Companies like Dandelion are working on making the installation more systematic, to lower cost and avoid problems, and to do drilling with right-sized equipment and approaches that minimize overhead.
It’s not a good choice right now for a typical homeowner, but I’m not ready to give up on it as a technology that should be used in the future.
"Some manufacturers of ground-source heat pumps state that their equipment gathers renewable energy, or label their equipment as “geothermal.” To clear up these misconceptions: a ground-source heat pump does not use geothermal energy. It isn’t a type of renewable energy system. Like an air-source heat pump, it’s simply a type of heating and cooling system that uses electricity as its fuel."

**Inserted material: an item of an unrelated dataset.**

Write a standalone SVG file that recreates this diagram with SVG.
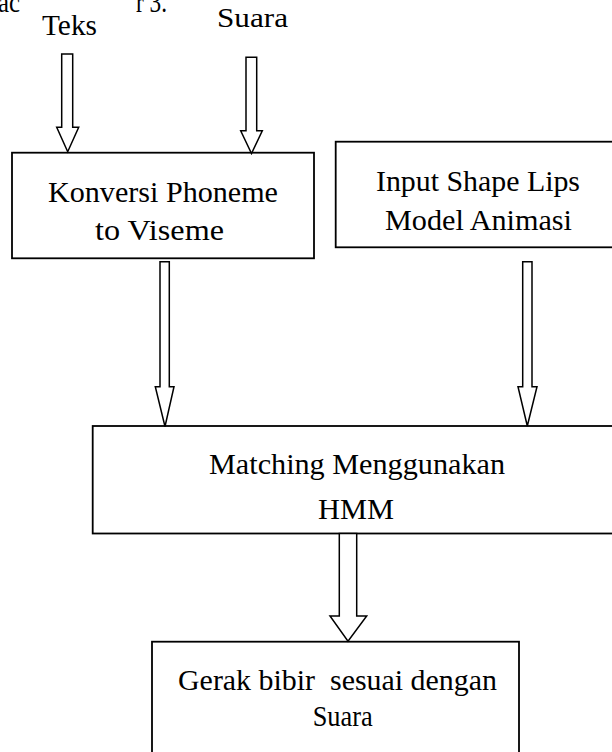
<svg xmlns="http://www.w3.org/2000/svg" width="612" height="752" viewBox="0 0 612 752">
<style>
  .box { fill: #ffffff; stroke: #000000; stroke-width: 1.8; }
  .arr { fill: #ffffff; stroke: #000000; stroke-width: 1.5; stroke-linejoin: miter; }
  text { font-family: "Liberation Serif", "Times New Roman", serif; fill: #000000; }
  .t { font-size: 28.5px; }
</style>
<rect x="0" y="0" width="612" height="752" fill="#ffffff"/>
<g id="caption">
  <text class="t" x="-2" y="12" textLength="22" lengthAdjust="spacingAndGlyphs">ac</text>
  <text class="t" x="136" y="12" textLength="31" lengthAdjust="spacingAndGlyphs">r 3.</text>
</g>
<g id="input-teks">
  <text x="42" y="35" font-size="29" textLength="55" lengthAdjust="spacingAndGlyphs">Teks</text>
</g>
<g id="input-suara">
  <text x="217" y="27" font-size="27" textLength="71" lengthAdjust="spacingAndGlyphs">Suara</text>
</g>
<g id="konversi">
  <rect class="box" x="12" y="152.7" width="302" height="105.6"/>
  <text class="t" x="48" y="201.5" textLength="230" lengthAdjust="spacingAndGlyphs">Konversi Phoneme</text>
  <text class="t" x="95" y="240" textLength="129" lengthAdjust="spacingAndGlyphs">to Viseme</text>
</g>
<g id="input-shape">
  <rect class="box" x="335.7" y="141.7" width="290" height="105.6"/>
  <text class="t" x="376" y="190.7" textLength="204" lengthAdjust="spacingAndGlyphs">Input Shape Lips</text>
  <text class="t" x="385" y="230" textLength="187" lengthAdjust="spacingAndGlyphs">Model Animasi</text>
</g>
<g id="matching">
  <rect class="box" x="92.7" y="426" width="540" height="107.5"/>
  <text class="t" x="209" y="474" textLength="296" lengthAdjust="spacingAndGlyphs">Matching Menggunakan</text>
  <text class="t" x="318" y="518.7" textLength="76" lengthAdjust="spacingAndGlyphs">HMM</text>
</g>
<g id="gerak">
  <rect class="box" x="152" y="641.7" width="367" height="130"/>
  <text class="t" x="178" y="690" textLength="319" lengthAdjust="spacingAndGlyphs" xml:space="preserve" style="white-space:pre">Gerak bibir  sesuai dengan</text>
  <text class="t" x="312.7" y="726" textLength="60" lengthAdjust="spacingAndGlyphs">Suara</text>
</g>
<g id="connectors">
  <path class="arr" d="M61.7,54 H72.7 V127.3 H78.7 L67.7,151.7 L56.7,127.3 H61.7 Z"/>
  <path class="arr" d="M246,57.3 H256.7 V130.7 H262.3 L251.5,153.5 L240.7,130.7 H246 Z"/>
  <path class="arr" d="M160,261.7 H169.3 V386.7 H174 L165,426.5 L155.3,386.7 H160 Z"/>
  <path class="arr" d="M522.7,261.7 H532 V386.7 H537 L527.3,426 L518,386.7 H522.7 Z"/>
  <path class="arr" d="M339.3,533.5 H356.7 V616 H366.7 L348,641.3 L330,616 H339.3 Z"/>
</g>
</svg>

A basic but important distinction that somehow up to now had eluded me.
Alternatively, we could say that air-source heat pump utilize renewable tropospherothermal energy.
Maybe you could. I've tried three times to say that word and can't.
Have you seen the pilot geogrid projects? The basic idea is a network of boreholes at the street sharing water in a network between houses, businesses, etc. They're testing to see if it makes economic sense and if current gas providers could essentially switch to thermal.
There are multiple locations for the pilots, both MA gas utilities are participating.
It does seem one of the details of the Inflation Reduction Act includes renewal and updating of section 25C. It changes the rebate on all heat pumps (among other things) to 30% with a cap of $2,000/year. The current geothermal tax rebate is extended until 2033 at 30% as well. This bill has not yet passed at this time, but worth noting.
EDIT: After a little closer look - the rebate is 50% of the heat pump cost ($8k max) if your household income is less than 150% of the median. Which for my metro Detroit area, ends up being $136k! The 30%/$2000 max is if your income is above the 150% threshold. Rebate is 100% if your income is less than 80% of the area median. I think we will see a LOT more air source heat pumps in the coming years. It will be interesting to see how the technology evolves.
I recently become aware of an "open-loop" geo system that uses your existing well water as the source for the heat exchanger. I am just beginning my research and would like to know if anyone has experience or comments to share.
Are you referring to "pump and dump"? This uses fresh groundwater one time to extract the heat or the cold and then runs it on the ground surface to end up in the nearest watershed.
Yes, that is correct. The water is expelled to the watershed after use. I can't quote specs, but was told that it uses very little water and is very efficient.